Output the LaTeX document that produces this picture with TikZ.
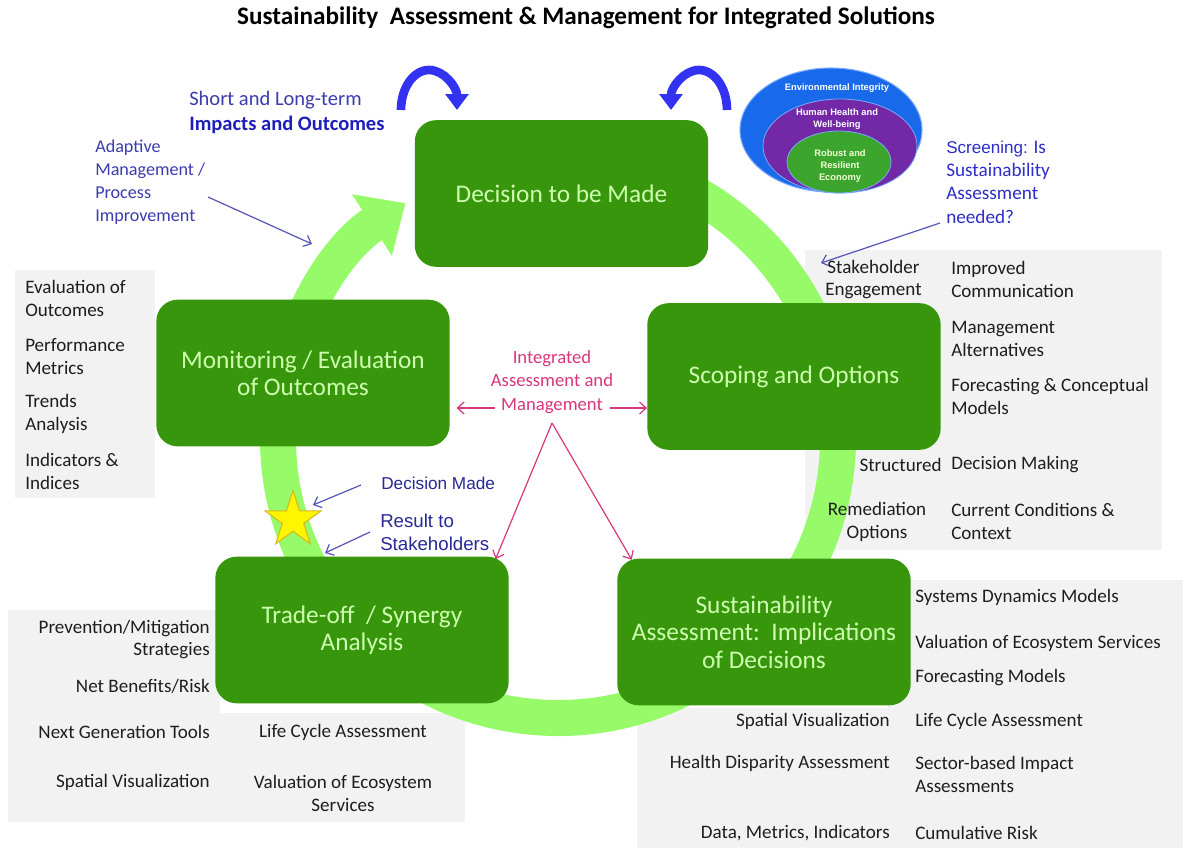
\documentclass[tikz,border=0pt]{standalone}
\usepackage{fontspec}
\setmainfont{Carlito}
\newfontfamily\arialfont{Liberation Sans}
\usetikzlibrary{arrows.meta,shapes.geometric}

\definecolor{boxgreen}{RGB}{55,150,12}
\definecolor{boxtext}{RGB}{205,255,175}
\definecolor{cyclegreen}{RGB}{150,250,105}
\definecolor{panelgray}{RGB}{242,242,242}
\definecolor{itemgray}{RGB}{30,30,30}
\definecolor{noteblue}{RGB}{60,60,175}
\definecolor{deepblue}{RGB}{30,30,185}
\definecolor{screenblue}{RGB}{45,45,200}
\definecolor{madeblue}{RGB}{40,40,150}
\definecolor{pointblue}{RGB}{85,85,185}
\definecolor{curlblue}{RGB}{50,50,240}
\definecolor{linkpink}{RGB}{215,55,125}
\definecolor{envblue}{RGB}{25,105,235}
\definecolor{envedge}{RGB}{120,170,255}
\definecolor{healthpurple}{RGB}{115,40,165}
\definecolor{econgreen}{RGB}{60,165,45}
\definecolor{econtext}{RGB}{240,255,215}
\definecolor{staryellow}{RGB}{255,245,0}
\definecolor{starrim}{RGB}{215,185,30}

\tikzset{
  stage/.style={rounded corners=16pt,fill=boxgreen,text=boxtext,align=center,
    minimum width=220pt,minimum height=110pt,inner sep=2pt,
    font=\fontsize{19}{20.5}\selectfont},
  panel/.style={fill=panelgray},
  item/.style={inner sep=0pt,text=itemgray,font=\fontsize{14.3}{17.2}\selectfont},
  note/.style={inner sep=0pt,text=noteblue,align=left,anchor=west},
  eco/.style={inner sep=0pt,text=white,align=center,
    font=\arialfont\bfseries\fontsize{7}{9}\selectfont},
  pointer/.style={draw=pointblue,line width=0.9pt,-{Straight Barb[length=5pt,width=9pt]}},
  link/.style={draw=linkpink,line width=0.9pt,-{Straight Barb[length=5pt,width=9pt]}},
  curl/.style={draw=curlblue,line width=6.5pt,-{Triangle[length=12pt,width=17pt]}},
  cyclearrow/.style={draw=cyclegreen,line width=27pt,-{Triangle[length=30pt,width=53pt]}}
}

\begin{document}
\begin{tikzpicture}[x=0.75pt,y=-0.75pt]
\fill[white] (0,0) rectangle (1183,850);
\useasboundingbox (0,0) rectangle (1183,850);

\node[font=\bfseries\fontsize{18.9}{22}\selectfont] (title) at (586,18)
  {Sustainability\ \ Assessment \& Management for Integrated Solutions};

% gray panels
\fill[panel] (15,270) rectangle (155,498);
\fill[panel] (805,250) rectangle (1162,550);
\fill[panel] (637,580) rectangle (1183,848);
\fill[panel] (8,610) rectangle (465,822);
\fill[white] (220,605) rectangle (467,713);
\fill[white] (630,575) rectangle (888,708);

% cycle
\draw[cyclearrow] (558,438) ++(-85:280) arc[start angle=-85,end angle=237,radius=280];

\node[stage] (decide) at (561.5,193.5) {Decision to be Made};
\node[stage] (scope) at (794,376.5) {Scoping and Options};
\node[stage] (assess) at (764,632) {Sustainability\\Assessment:\ \ Implications\\of Decisions};
\node[stage] (trade) at (362,630) {Trade-off\ \ / Synergy\\Analysis};
\node[stage] (monitor) at (303,373) {Monitoring / Evaluation\\of Outcomes};

\node[star,star points=5,star point ratio=2.6,minimum size=44pt,inner sep=0pt,
  fill=staryellow,draw=starrim,line width=0.8pt] (star) at (293,520) {};

% blue curls
\draw[curl] (401,110) arc[start angle=180,end angle=360,x radius=28,y radius=40];
\draw[curl] (727,110) arc[start angle=0,end angle=-180,x radius=28,y radius=40];

% nested ellipses
\filldraw[fill=envblue,draw=envedge,line width=0.8pt] (831,130) ellipse[x radius=91,y radius=62];
\filldraw[fill=healthpurple,draw=envedge,line width=0.6pt] (840,146) ellipse[x radius=77,y radius=47];
\filldraw[fill=econgreen,draw=envedge,line width=0.6pt] (839,162) ellipse[x radius=52,y radius=31];
\node[eco] (envint) at (837,88) {Environmental Integrity};
\node[eco] (health) at (837,119) {Human Health and\\Well-being};
\node[eco,text=econtext] (econ) at (840,166) {Robust and\\Resilient\\Economy};

% notes
\node[note,font=\fontsize{15.4}{18.75}\selectfont] (impacts) at (189,112.5)
  {Short and Long-term\\\textbf{\color{deepblue}Impacts and Outcomes}};
\node[note,font=\fontsize{13.6}{17.25}\selectfont] (adapt) at (95,182.5)
  {Adaptive\\Management /\\Process\\Improvement};
\node[note,text=screenblue,font=\fontsize{14.4}{17.5}\selectfont] (screen) at (946,182)
  {{\arialfont\fontsize{12.8}{17.5}\selectfont Screening:} Is\\Sustainability\\Assessment\\needed?};
\node[note,text=madeblue,font=\arialfont\fontsize{12.9}{15}\selectfont] (made) at (381,483) {Decision Made};
\node[note,text=madeblue,font=\arialfont\fontsize{14}{17.25}\selectfont] (result) at (380,532.5)
  {Result to\\Stakeholders};
\node[text=linkpink,align=center,inner sep=0pt,font=\fontsize{14}{17.6}\selectfont] (integ) at (552,382)
  {Integrated\\Assessment and\\Management};

\coordinate (adaptfrom) at (208,197);  \coordinate (adaptto) at (312,244);
\coordinate (screenfrom) at (940,223); \coordinate (screento) at (821,263);
\coordinate (madefrom) at (361,485);   \coordinate (madeto) at (313,505);
\coordinate (resultfrom) at (370,532); \coordinate (resultto) at (325,553);
\coordinate (mgl) at (495,408); \coordinate (mgr) at (610,408);
\coordinate (apex) at (552,423);

\draw[pointer] (adaptfrom) -- (adaptto);
\draw[pointer] (screenfrom) -- (screento);
\draw[pointer] (madefrom) -- (madeto);
\draw[pointer] (resultfrom) -- (resultto);
\draw[link,shorten >=5pt] (mgl) -- (monitor.east |- mgl);
\draw[link] (mgr) -- (scope.west |- mgr);
\draw[link] (apex) -- ([xshift=-10pt,yshift=-2pt]trade.north east);
\draw[link] (apex) -- ([xshift=11pt,yshift=-1pt]assess.north west);

% left panel
\node[item,align=left,anchor=west] (evalout) at (25,298.5) {Evaluation of\\Outcomes};
\node[item,align=left,anchor=west] (perf) at (25,356.5) {Performance\\Metrics};
\node[item,align=left,anchor=west] (trends) at (25,413.5) {Trends\\Analysis};
\node[item,align=left,anchor=west] (indic) at (25,471.5) {Indicators \&\\Indices};

% scoping panel
\node[item,align=center] (stake) at (873.5,279.5) {Stakeholder\\Engagement};
\node[item,align=left,anchor=west] (comm) at (951,279.5) {Improved\\Communication};
\node[item,align=left,anchor=west] (mgmt) at (951,338.5) {Management\\Alternatives};
\node[item,align=left,anchor=west] (fcast) at (951,396.5) {Forecasting \& Conceptual\\Models};
\node[item,anchor=east] (struct) at (942,465) {Structured};
\node[item,anchor=west] (dmaking) at (951,465) {Decision Making};
\node[item,align=center] (remed) at (877,521.5) {Remediation\\Options};
\node[item,align=left,anchor=west] (current) at (951,521.5) {Current Conditions \&\\Context};

% assessment panel
\node[item,anchor=west] (sysdyn) at (915,597) {Systems Dynamics Models};
\node[item,anchor=west] (valeco) at (915,643) {Valuation of Ecosystem Services};
\node[item,anchor=west] (fmodels) at (915,678) {Forecasting Models};
\node[item,anchor=east] (spatialr) at (890,721) {Spatial Visualization};
\node[item,anchor=west] (lcar) at (915,721) {Life Cycle Assessment};
\node[item,anchor=east] (disparity) at (890,763) {Health Disparity Assessment};
\node[item,align=left,anchor=west] (sector) at (915,774.5) {Sector-based Impact\\Assessments};
\node[item,anchor=east] (datam) at (890,833) {Data, Metrics, Indicators};
\node[item,anchor=west] (cumrisk) at (915,833) {Cumulative Risk};

% trade-off panel
\node[item,align=right,anchor=east] (prevent) at (210,639.5) {Prevention/Mitigation\\Strategies};
\node[item,anchor=east] (netben) at (210,686) {Net Benefits/Risk};
\node[item,anchor=east] (nextgen) at (210,732) {Next Generation Tools};
\node[item,anchor=east] (spatiall) at (210,782) {Spatial Visualization};
\node[item] (lcal) at (343,732) {Life Cycle Assessment};
\node[item,align=center] (vall) at (343,793.5) {Valuation of Ecosystem\\Services};
\end{tikzpicture}
\end{document}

------------------------------------------------------------

Written problem —
Starting at the top of the listing above, please restate word for word each line up to and including the one that holds "Assessment \& Management", omitting every image.

Response to the task —
Output the LaTeX document that produces this picture with TikZ.
\documentclass[tikz,border=0pt]{standalone}
\usepackage{fontspec}
\setmainfont{Carlito}
\newfontfamily\arialfont{Liberation Sans}
\usetikzlibrary{arrows.meta,shapes.geometric}

\definecolor{boxgreen}{RGB}{55,150,12}
\definecolor{boxtext}{RGB}{205,255,175}
\definecolor{cyclegreen}{RGB}{150,250,105}
\definecolor{panelgray}{RGB}{242,242,242}
\definecolor{itemgray}{RGB}{30,30,30}
\definecolor{noteblue}{RGB}{60,60,175}
\definecolor{deepblue}{RGB}{30,30,185}
\definecolor{screenblue}{RGB}{45,45,200}
\definecolor{madeblue}{RGB}{40,40,150}
\definecolor{pointblue}{RGB}{85,85,185}
\definecolor{curlblue}{RGB}{50,50,240}
\definecolor{linkpink}{RGB}{215,55,125}
\definecolor{envblue}{RGB}{25,105,235}
\definecolor{envedge}{RGB}{120,170,255}
\definecolor{healthpurple}{RGB}{115,40,165}
\definecolor{econgreen}{RGB}{60,165,45}
\definecolor{econtext}{RGB}{240,255,215}
\definecolor{staryellow}{RGB}{255,245,0}
\definecolor{starrim}{RGB}{215,185,30}

\tikzset{
  stage/.style={rounded corners=16pt,fill=boxgreen,text=boxtext,align=center,
    minimum width=220pt,minimum height=110pt,inner sep=2pt,
    font=\fontsize{19}{20.5}\selectfont},
  panel/.style={fill=panelgray},
  item/.style={inner sep=0pt,text=itemgray,font=\fontsize{14.3}{17.2}\selectfont},
  note/.style={inner sep=0pt,text=noteblue,align=left,anchor=west},
  eco/.style={inner sep=0pt,text=white,align=center,
    font=\arialfont\bfseries\fontsize{7}{9}\selectfont},
  pointer/.style={draw=pointblue,line width=0.9pt,-{Straight Barb[length=5pt,width=9pt]}},
  link/.style={draw=linkpink,line width=0.9pt,-{Straight Barb[length=5pt,width=9pt]}},
  curl/.style={draw=curlblue,line width=6.5pt,-{Triangle[length=12pt,width=17pt]}},
  cyclearrow/.style={draw=cyclegreen,line width=27pt,-{Triangle[length=30pt,width=53pt]}}
}

\begin{document}
\begin{tikzpicture}[x=0.75pt,y=-0.75pt]
\fill[white] (0,0) rectangle (1183,850);
\useasboundingbox (0,0) rectangle (1183,850);

\node[font=\bfseries\fontsize{18.9}{22}\selectfont] (title) at (586,18)
  {Sustainability\ \ Assessment \& Management for Integrated Solutions};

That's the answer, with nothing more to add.